Accident de Brétigny : vers de nouvelles mises en examen pour la SNCF et RFF ?

Les victimes du déraillement du 12 juillet 2013 demandent aux juges d’étendre leurs investigations à « la mise en danger de la vie d’autrui ».

Mises en examen les 16 et 18 septembre dernier pour « homicides et blessures involontaires », les deux entreprises ferroviaires seront-elles à nouveau mises en examen prochainement ? C’est en tout cas ce que souhaitent les victimes. C’est pourquoi la Fédération nationale des victimes d’attentats et d’accident collectifs (Fenvac) a, via son avocat M° Georges Holleaux, demandé le 14 octobre aux juges d’instruction d’auditionner les patrons de la SNCF et de RFF. Objectif : les mettre en examen pour « mise en danger de la vie d’autrui ». Ce chef d’inculpation signifierait que l’entreprise a fait consciemment courir un risque d’accident aux usagers des trains passant en gare de Bretigny, et ce indépendamment du fait qu’il y ait eu ou non un accident. Conséquence : si la SNCF et RFF étaient mis en examen pour mise en danger de la vie d’autrui, tous les usagers sont susceptibles de se constituer partie civile.

Le 12 juillet 2013, le train Corail 3657 en gare de Brétigny-sur-Orge (Essone) déraillait et causait la mort de sept personnes ainsi que plusieurs dizaines de blessés. « Il apparait que l’assemblage éclissé à l’origine du déraillement se trouvait en phase terminale de désintégration, du fait du manquement par SNCF et RFF à plusieurs de leurs obligations règlemtaires », écrit M° Holleaux aux juges Caroline Davroux, Philippe Devoucoux et Marie-Denise Pichonnier.

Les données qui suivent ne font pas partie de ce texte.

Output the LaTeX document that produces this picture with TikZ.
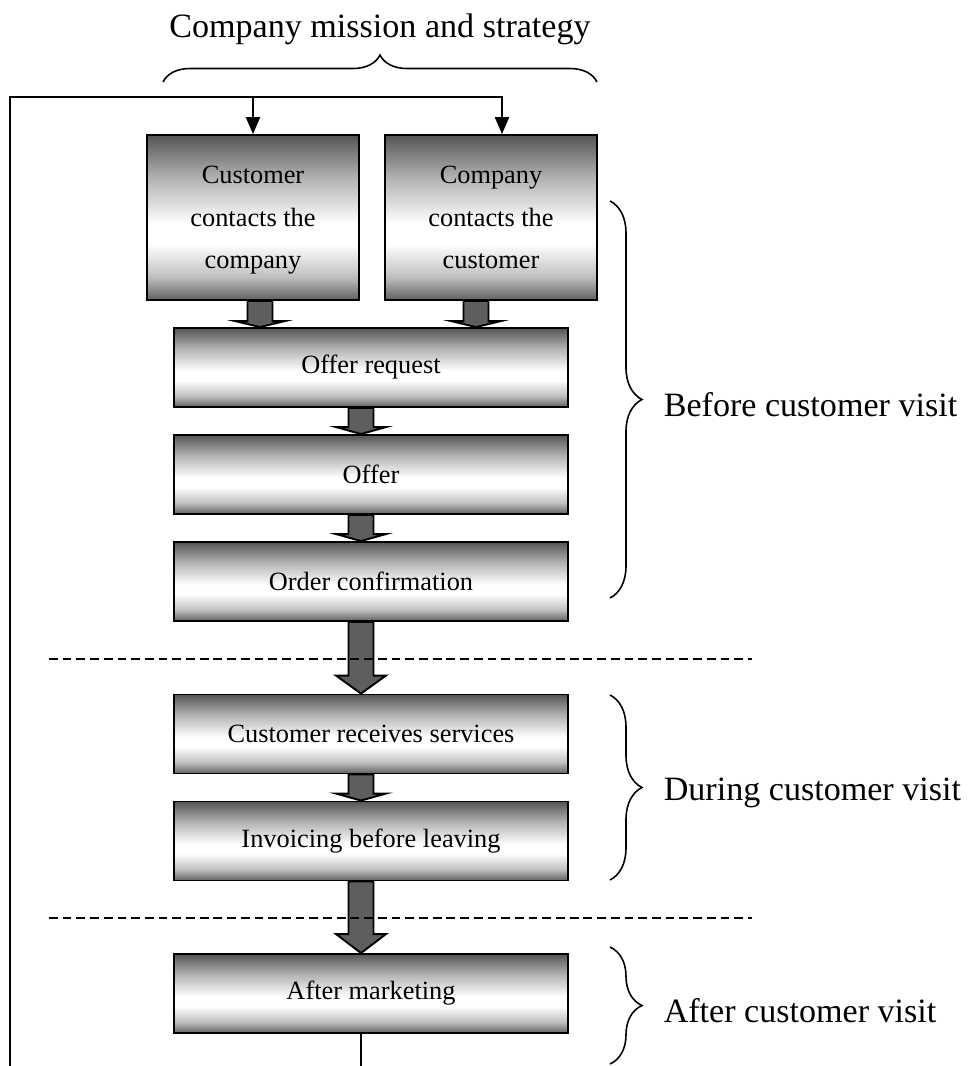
\documentclass[tikz,border=0pt]{standalone}
\usepackage{fontspec}
\setmainfont{Liberation Serif}
\usetikzlibrary{positioning,calc,arrows.meta,decorations.pathreplacing}

\pgfdeclareverticalshading{boxshade}{100bp}{color(0bp)=(black!62); color(25bp)=(black!62); color(32bp)=(black!25); color(42bp)=(white); color(48bp)=(white); color(62bp)=(black!30); color(75bp)=(black!67); color(100bp)=(black!67)}

\tikzset{
  stepbox/.style={draw=black, line width=1.1pt, shading=boxshade, inner sep=0pt,
    align=center, font=\fontsize{15pt}{24.4pt}\selectfont},
  widebox/.style={stepbox, minimum width=7.88cm, minimum height=1.58cm},
  topbox/.style={stepbox, minimum width=4.24cm, minimum height=3.3cm},
  fatarrow/.style={draw=black, line width=1.1pt, fill=black!63, line join=miter},
  loopline/.style={black, line width=1pt},
  sepline/.style={black, line width=0.9pt, dash pattern=on 5pt off 2.8pt},
  brc/.style={black, line width=0.9pt, decorate},
  lbl/.style={inner sep=0pt, font=\fontsize{19.4pt}{23pt}\selectfont}
}

\newcommand{\fatarrow}[4]{%
  \filldraw[fatarrow] ($(#1,0 |- #2.south)+(-12.5,0)$) -- ($(#1,0 |- #3.north)+(-12.5,#4)$)
    -- ++(-12.5,0) -- (#1,0 |- #3.north) -- ($(#1,0 |- #3.north)+(25,#4)$)
    -- ++(-12.5,0) -- ($(#1,0 |- #2.south)+(12.5,0)$) -- cycle;}

\begin{document}
\begin{tikzpicture}[x=0.02cm, y=0.02cm]
\useasboundingbox (0,0) rectangle (970,-1066);

\node[topbox] (custc) at (253,-217.5) {Customer\strut\\contacts the\\company\strut};
\node[topbox] (compc) at (491,-217.5) {Company\strut\\contacts the\\customer\strut};
\node[widebox] (oreq) at (371,-367.5) {Offer request};
\node[widebox] (offer) at (371,-474.5) {Offer};
\node[widebox] (oconf) at (371,-581.5) {Order confirmation};
\node[widebox] (recv) at (371,-734) {Customer receives services};
\node[widebox] (invo) at (371,-841) {Invoicing before leaving};
\node[widebox] (aftm) at (371,-993.5) {After marketing};

\fatarrow{260}{custc}{oreq}{6}
\fatarrow{476}{compc}{oreq}{6}
\fatarrow{361}{oreq}{offer}{7}
\fatarrow{361}{offer}{oconf}{7}
\fatarrow{361}{oconf}{recv}{18}
\fatarrow{361}{recv}{invo}{7}
\fatarrow{361}{invo}{aftm}{19}

\draw[sepline] (49,-659) -- (752,-659);
\draw[sepline] (49,-918) -- (752,-918);

\draw[loopline, -{Triangle[length=9.6pt,width=8pt]}] (10,-1066) -- (10,-97) -- (502,-97)
    -- (502,0 |- compc.north);
\draw[loopline, -{Triangle[length=9.6pt,width=8pt]}] (253,-97) -- (custc.north);
\draw[loopline] (aftm.south -| 361,0) -- (361,-1066);

\draw[brc, decoration={brace, amplitude=0.54cm}] (163,-82) -- (597,-82)
    node[midway, above=0.72cm, lbl] (mission) {Company mission and strategy};
\draw[brc, decoration={brace, amplitude=0.64cm}] (610,-201) -- (610,-598)
    node[midway, right=1.06cm, yshift=-0.1cm, lbl] (before) {Before customer visit};
\draw[brc, decoration={brace, amplitude=0.64cm}] (610,-695) -- (610,-880)
    node[midway, right=1.06cm, yshift=-0.1cm, lbl] (during) {During customer visit};
\draw[brc, decoration={brace, amplitude=0.64cm}] (610,-947) -- (610,-1064)
    node[midway, right=1.06cm, yshift=-0.1cm, lbl] (after) {After customer visit};
\end{tikzpicture}
\end{document}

« La SNCF avait conscience de la récurrence des défaillances techniques »

Il s’appuie pour cela sur le rapport très critique remis aux magistrats instructeurs le 25 juin dernier par Michel Dubernard et Pierre Henquenet qui « signale, à plusieurs reprises, que la SNCF et ses agents de maintenance avaient tout à fait conscience des particularités en termes de maintenance du secteur de Brétigny-sur-Orge, et de la récurrence des défaillances techniques ».

Les nombreuses pièces retrouvées sur le ballast autour de la traverse jonction double incriminée attestent de la fréquence des interventions antérieures et notamment des « changements de boulons pour cause de défaillance, voire de rupture », pour reprendre la terminologie employée par les experts judiciaires. Le problème pour l’entreprise, c’est que dès avril 2009, Alain Delaunay, expert monitorat de Saint-Pierre-des-Corps relevait que « les traverses jonction double (TJD) de Brétigny présentent régulièrement des difficultés de maintenance et ont déjà fait l’objet d’expertises ».

Tous les agents ne savent pas détecter les fissures à l’aide d’un marteau

Dans son courrier aux juges, la Fenvac rappelle cette remarque des experts judiciaires l’été dernier : « l’obsolescence et l’inadaptation du plan de voies de la gare de Brétigny émanent de rapports d’experts de 2009, mettant en exergue le danger d’y faire circuler des trains à plus de 100 kilomètres/heure (rappelons que ces appareils peuvent être franchis en itinéraire direct jusqu’à 150 kilomètres/heure ». L’association déplore que les préconisations des rapports de 2009 soient « restées lettres mortes »

« On ne peut donc que constater un manque volontaire, conscient et manifeste d’application des règles de maintenance et de circulation adaptées aux spécificités du secteur », écrit encore M° Holleaux. À cela s’ajoute l’inexistence de consignes écrites s’agissant du contrôle de la boulonnerie, ainsi que le manque de formation des agents.

Enfin , il ressort des procès verbaux d’audition réalisés par les magistrats instructeurs que la vérification au marteau permettant de vérifier qu’il n’y a pas de fissure n’est pas quelque chose que tous les agents savent faire. Du coup, certains ne font même pas l’opération lors de leurs tournées d’inspection des rails.